### Code that draws figures

▬▬▬▬▬▬

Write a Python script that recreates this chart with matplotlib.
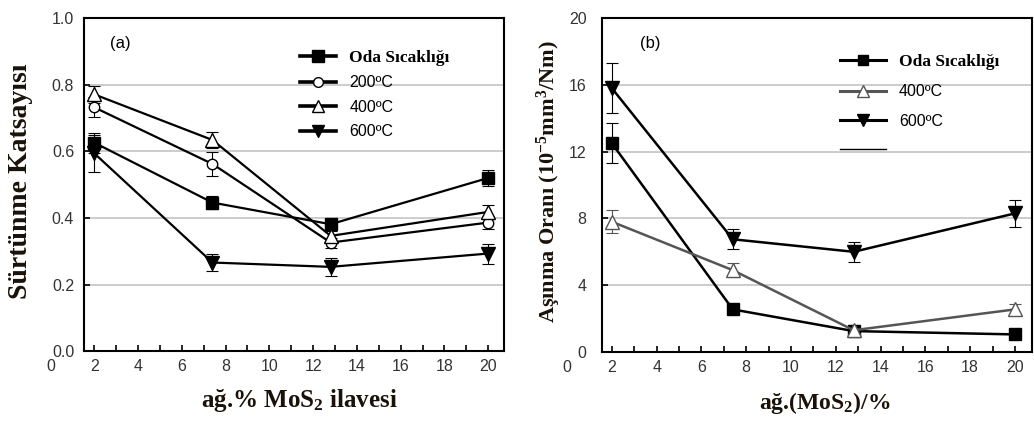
import matplotlib
matplotlib.use('Agg')
import matplotlib.pyplot as plt
from matplotlib.lines import Line2D
from matplotlib.ticker import MultipleLocator

plt.rcParams['font.family'] = ['Liberation Sans', 'DejaVu Sans']
plt.rcParams['mathtext.fontset'] = 'custom'
plt.rcParams['mathtext.rm'] = 'Liberation Serif:bold'
plt.rcParams['mathtext.it'] = 'Liberation Serif:bold'
plt.rcParams['mathtext.bf'] = 'Liberation Serif:bold'

# ---- data (a) friction coefficient
mos2 = [2, 7.4, 12.8, 20]
mu_rt = [0.626, 0.446, 0.381, 0.52]
mu_rt_err = [0.03, 0.02, 0.015, 0.025]
mu_200 = [0.732, 0.562, 0.326, 0.386]
mu_200_err = [0.03, 0.035, 0.015, 0.02]
mu_400 = [0.771, 0.634, 0.346, 0.418]
mu_400_err = [0.025, 0.025, 0.015, 0.02]
mu_600 = [0.594, 0.266, 0.253, 0.293]
mu_600_err = [0.055, 0.025, 0.028, 0.03]

# ---- data (b) wear rate
wr_rt = [12.5, 2.55, 1.25, 1.05]
wr_rt_err = [1.2, 0.2, 0.2, 0.15]
wr_400 = [7.8, 4.9, 1.3, 2.55]
wr_400_err = [0.7, 0.4, 0.3, 0.3]
wr_600 = [15.8, 6.75, 6.0, 8.3]
wr_600_err = [1.5, 0.6, 0.6, 0.8]

lab_rt = 'Oda Sıcaklığı'
lab_200 = '200ºC'
lab_400 = '400ºC'
lab_600 = '600ºC'

fig = plt.figure(figsize=(10.34, 4.21), dpi=100)
axa = fig.add_axes([0.0812, 0.166, 0.406, 0.791])
axb = fig.add_axes([0.582, 0.164, 0.416, 0.793])

tickcol = '#333333'
serif_bold = dict(family='Liberation Serif', weight='bold', color='#1a1208')


def series(ax, y, err, marker, mfc, col, lw, ms):
    ax.errorbar(mos2, y, yerr=err, fmt='none', ecolor=col, elinewidth=0.8,
                capsize=4, capthick=0.8, zorder=3)
    ax.plot(mos2, y, color=col, lw=lw, marker=marker, mfc=mfc, mec=col,
            mew=1.0, ms=ms, zorder=4)


def style(ax, ymax, ystep, pad_y):
    for s in ax.spines.values():
        s.set_linewidth(1.5)
    ax.set_ylim(0, ymax)
    ax.yaxis.set_major_locator(MultipleLocator(ystep))
    ax.xaxis.set_major_locator(MultipleLocator(2))
    ax.xaxis.set_minor_locator(MultipleLocator(1))
    ax.tick_params(axis='both', which='both', direction='in', length=4,
                   width=1.2, colors='black', labelcolor=tickcol, labelsize=11.5)
    ax.tick_params(axis='y', pad=pad_y)
    ax.tick_params(axis='x', pad=6)
    ax.tick_params(top=False, right=False, which='both')
    for yv in ax.get_yticks():
        if 0 < yv < ymax:
            ax.axhline(yv, color='#c4c4c4', lw=1.2, zorder=0)
    # "0" label that sits outside the axes
    ax.text(0, -0.047, '0', transform=ax.get_xaxis_transform(), ha='center',
            va='center', fontsize=11.5, color=tickcol, clip_on=False)


# ---- panel (a)
series(axa, mu_rt, mu_rt_err, 's', 'black', 'black', 1.6, 9)
series(axa, mu_200, mu_200_err, 'o', 'white', 'black', 1.6, 7.5)
series(axa, mu_400, mu_400_err, '^', 'white', 'black', 1.6, 9.5)
series(axa, mu_600, mu_600_err, 'v', 'black', 'black', 1.6, 9.5)
axa.set_xlim(1.53, 20.71)
style(axa, 1.0, 0.2, 7)
axa.set_yticks([0, 0.2, 0.4, 0.6, 0.8, 1.0])
axa.set_yticklabels(['0.0', '0.2', '0.4', '0.6', '0.8', '1.0'])
axa.text(0.086, 0.925, '(a)', transform=axa.transAxes, ha='center',
         va='center', fontsize=12)

ha = [Line2D([], [], color='black', lw=2.6, marker='s', ms=8, mfc='black'),
      Line2D([], [], color='black', lw=2.6, marker='o', ms=7, mfc='white'),
      Line2D([], [], color='black', lw=2.6, marker='^', ms=8.5, mfc='white'),
      Line2D([], [], color='black', lw=2.6, marker='v', ms=8.5, mfc='black')]
lega = axa.legend(ha, [lab_rt, lab_200, lab_400, lab_600], loc='upper left',
                  bbox_to_anchor=(0.514, 0.905), frameon=False, fontsize=11.5,
                  handlelength=2.3, handletextpad=0.8, labelspacing=0.6,
                  borderpad=0, borderaxespad=0)
lega.get_texts()[0].set_fontproperties(dict(family='Liberation Serif', weight='bold', size=12.5))
axa.set_ylabel('Sürtünme Katsayısı', fontsize=20, **serif_bold)
axa.yaxis.label.set_verticalalignment('center')
axa.yaxis.set_label_coords(-0.15, 0.51)
axa.set_xlabel('ağ.% MoS$_2$ ilavesi', fontsize=18, **serif_bold)
axa.xaxis.label.set_verticalalignment('center')
axa.xaxis.set_label_coords(0.514, -0.147)

# ---- panel (b)
gray = '#555555'
series(axb, wr_rt, wr_rt_err, 's', 'black', 'black', 1.8, 8.5)
series(axb, wr_400, wr_400_err, '^', 'white', gray, 1.8, 10)
series(axb, wr_600, wr_600_err, 'v', 'black', 'black', 1.8, 10)
axb.set_xlim(1.55, 20.76)
style(axb, 20, 4, 11)
axb.text(0.112, 0.925, '(b)', transform=axb.transAxes, ha='center',
         va='center', fontsize=12)

hb = [Line2D([], [], color='black', lw=2.2, marker='s', ms=7.5, mfc='black'),
      Line2D([], [], color=gray, lw=2.2, marker='^', ms=9, mfc='white'),
      Line2D([], [], color='black', lw=2.2, marker='v', ms=9, mfc='black'),
      Line2D([], [], color='black', lw=1.0)]
legb = axb.legend(hb, [lab_rt, lab_400, lab_600, ''], loc='upper left',
                  bbox_to_anchor=(0.553, 0.893), frameon=False, fontsize=11.5,
                  handlelength=2.9, handletextpad=0.8, labelspacing=0.9,
                  borderpad=0, borderaxespad=0)
legb.get_texts()[0].set_fontproperties(dict(family='Liberation Serif', weight='bold', size=12.5))
axb.set_ylabel('Aşınma Oranı (10$^{-5}$mm$^3$/Nm)', fontsize=16, **serif_bold)
axb.yaxis.label.set_verticalalignment('center')
axb.yaxis.set_label_coords(-0.123, 0.51)
axb.set_xlabel('ağ.(MoS$_2$)/%', fontsize=17, **serif_bold)
axb.xaxis.label.set_verticalalignment('center')
axb.xaxis.set_label_coords(0.519, -0.153)

fig.savefig('out.png', dpi=100)
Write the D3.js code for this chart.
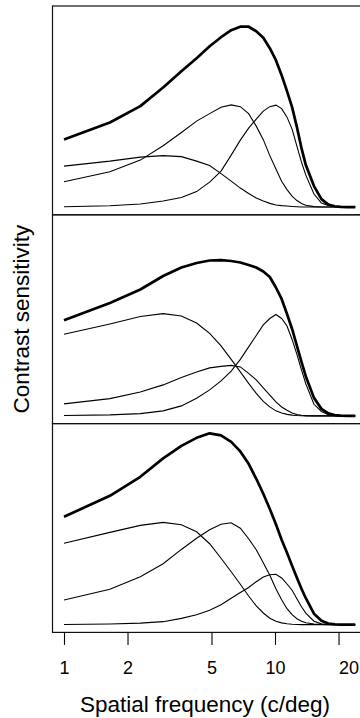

▬▬▬▬▬▬

Output each line exactly; omit every picture.

### Finished exercise
Write a Python script that recreates this chart with matplotlib.
import matplotlib
matplotlib.use('Agg')
import matplotlib.pyplot as plt
from matplotlib.lines import Line2D
from matplotlib.ticker import MultipleLocator

plt.rcParams['font.family'] = ['Liberation Sans', 'DejaVu Sans']
plt.rcParams['mathtext.fontset'] = 'custom'
plt.rcParams['mathtext.rm'] = 'Liberation Serif:bold'
plt.rcParams['mathtext.it'] = 'Liberation Serif:bold'
plt.rcParams['mathtext.bf'] = 'Liberation Serif:bold'

# ---- data (a) friction coefficient
mos2 = [2, 7.4, 12.8, 20]
mu_rt = [0.626, 0.446, 0.381, 0.52]
mu_rt_err = [0.03, 0.02, 0.015, 0.025]
mu_200 = [0.732, 0.562, 0.326, 0.386]
mu_200_err = [0.03, 0.035, 0.015, 0.02]
mu_400 = [0.771, 0.634, 0.346, 0.418]
mu_400_err = [0.025, 0.025, 0.015, 0.02]
mu_600 = [0.594, 0.266, 0.253, 0.293]
mu_600_err = [0.055, 0.025, 0.028, 0.03]

# ---- data (b) wear rate
wr_rt = [12.5, 2.55, 1.25, 1.05]
wr_rt_err = [1.2, 0.2, 0.2, 0.15]
wr_400 = [7.8, 4.9, 1.3, 2.55]
wr_400_err = [0.7, 0.4, 0.3, 0.3]
wr_600 = [15.8, 6.75, 6.0, 8.3]
wr_600_err = [1.5, 0.6, 0.6, 0.8]

lab_rt = 'Oda Sıcaklığı'
lab_200 = '200ºC'
lab_400 = '400ºC'
lab_600 = '600ºC'

fig = plt.figure(figsize=(10.34, 4.21), dpi=100)
axa = fig.add_axes([0.0812, 0.166, 0.406, 0.791])
axb = fig.add_axes([0.582, 0.164, 0.416, 0.793])

tickcol = '#333333'
serif_bold = dict(family='Liberation Serif', weight='bold', color='#1a1208')


def series(ax, y, err, marker, mfc, col, lw, ms):
    ax.errorbar(mos2, y, yerr=err, fmt='none', ecolor=col, elinewidth=0.8,
                capsize=4, capthick=0.8, zorder=3)
    ax.plot(mos2, y, color=col, lw=lw, marker=marker, mfc=mfc, mec=col,
            mew=1.0, ms=ms, zorder=4)


def style(ax, ymax, ystep, pad_y):
    for s in ax.spines.values():
        s.set_linewidth(1.5)
    ax.set_ylim(0, ymax)
    ax.yaxis.set_major_locator(MultipleLocator(ystep))
    ax.xaxis.set_major_locator(MultipleLocator(2))
    ax.xaxis.set_minor_locator(MultipleLocator(1))
    ax.tick_params(axis='both', which='both', direction='in', length=4,
                   width=1.2, colors='black', labelcolor=tickcol, labelsize=11.5)
    ax.tick_params(axis='y', pad=pad_y)
    ax.tick_params(axis='x', pad=6)
    ax.tick_params(top=False, right=False, which='both')
    for yv in ax.get_yticks():
        if 0 < yv < ymax:
            ax.axhline(yv, color='#c4c4c4', lw=1.2, zorder=0)
    # "0" label that sits outside the axes
    ax.text(0, -0.047, '0', transform=ax.get_xaxis_transform(), ha='center',
            va='center', fontsize=11.5, color=tickcol, clip_on=False)


# ---- panel (a)
series(axa, mu_rt, mu_rt_err, 's', 'black', 'black', 1.6, 9)
series(axa, mu_200, mu_200_err, 'o', 'white', 'black', 1.6, 7.5)
series(axa, mu_400, mu_400_err, '^', 'white', 'black', 1.6, 9.5)
series(axa, mu_600, mu_600_err, 'v', 'black', 'black', 1.6, 9.5)
axa.set_xlim(1.53, 20.71)
style(axa, 1.0, 0.2, 7)
axa.set_yticks([0, 0.2, 0.4, 0.6, 0.8, 1.0])
axa.set_yticklabels(['0.0', '0.2', '0.4', '0.6', '0.8', '1.0'])
axa.text(0.086, 0.925, '(a)', transform=axa.transAxes, ha='center',
         va='center', fontsize=12)

ha = [Line2D([], [], color='black', lw=2.6, marker='s', ms=8, mfc='black'),
      Line2D([], [], color='black', lw=2.6, marker='o', ms=7, mfc='white'),
      Line2D([], [], color='black', lw=2.6, marker='^', ms=8.5, mfc='white'),
      Line2D([], [], color='black', lw=2.6, marker='v', ms=8.5, mfc='black')]
lega = axa.legend(ha, [lab_rt, lab_200, lab_400, lab_600], loc='upper left',
                  bbox_to_anchor=(0.514, 0.905), frameon=False, fontsize=11.5,
                  handlelength=2.3, handletextpad=0.8, labelspacing=0.6,
                  borderpad=0, borderaxespad=0)
lega.get_texts()[0].set_fontproperties(dict(family='Liberation Serif', weight='bold', size=12.5))
axa.set_ylabel('Sürtünme Katsayısı', fontsize=20, **serif_bold)
axa.yaxis.label.set_verticalalignment('center')
axa.yaxis.set_label_coords(-0.15, 0.51)
axa.set_xlabel('ağ.% MoS$_2$ ilavesi', fontsize=18, **serif_bold)
axa.xaxis.label.set_verticalalignment('center')
axa.xaxis.set_label_coords(0.514, -0.147)

# ---- panel (b)
gray = '#555555'
series(axb, wr_rt, wr_rt_err, 's', 'black', 'black', 1.8, 8.5)
series(axb, wr_400, wr_400_err, '^', 'white', gray, 1.8, 10)
series(axb, wr_600, wr_600_err, 'v', 'black', 'black', 1.8, 10)
axb.set_xlim(1.55, 20.76)
style(axb, 20, 4, 11)
axb.text(0.112, 0.925, '(b)', transform=axb.transAxes, ha='center',
         va='center', fontsize=12)

hb = [Line2D([], [], color='black', lw=2.2, marker='s', ms=7.5, mfc='black'),
      Line2D([], [], color=gray, lw=2.2, marker='^', ms=9, mfc='white'),
      Line2D([], [], color='black', lw=2.2, marker='v', ms=9, mfc='black'),
      Line2D([], [], color='black', lw=1.0)]
legb = axb.legend(hb, [lab_rt, lab_400, lab_600, ''], loc='upper left',
                  bbox_to_anchor=(0.553, 0.893), frameon=False, fontsize=11.5,
                  handlelength=2.9, handletextpad=0.8, labelspacing=0.9,
                  borderpad=0, borderaxespad=0)
legb.get_texts()[0].set_fontproperties(dict(family='Liberation Serif', weight='bold', size=12.5))
axb.set_ylabel('Aşınma Oranı (10$^{-5}$mm$^3$/Nm)', fontsize=16, **serif_bold)
axb.yaxis.label.set_verticalalignment('center')
axb.yaxis.set_label_coords(-0.123, 0.51)
axb.set_xlabel('ağ.(MoS$_2$)/%', fontsize=17, **serif_bold)
axb.xaxis.label.set_verticalalignment('center')
axb.xaxis.set_label_coords(0.519, -0.153)

fig.savefig('out.png', dpi=100)
Write the D3.js code for this chart.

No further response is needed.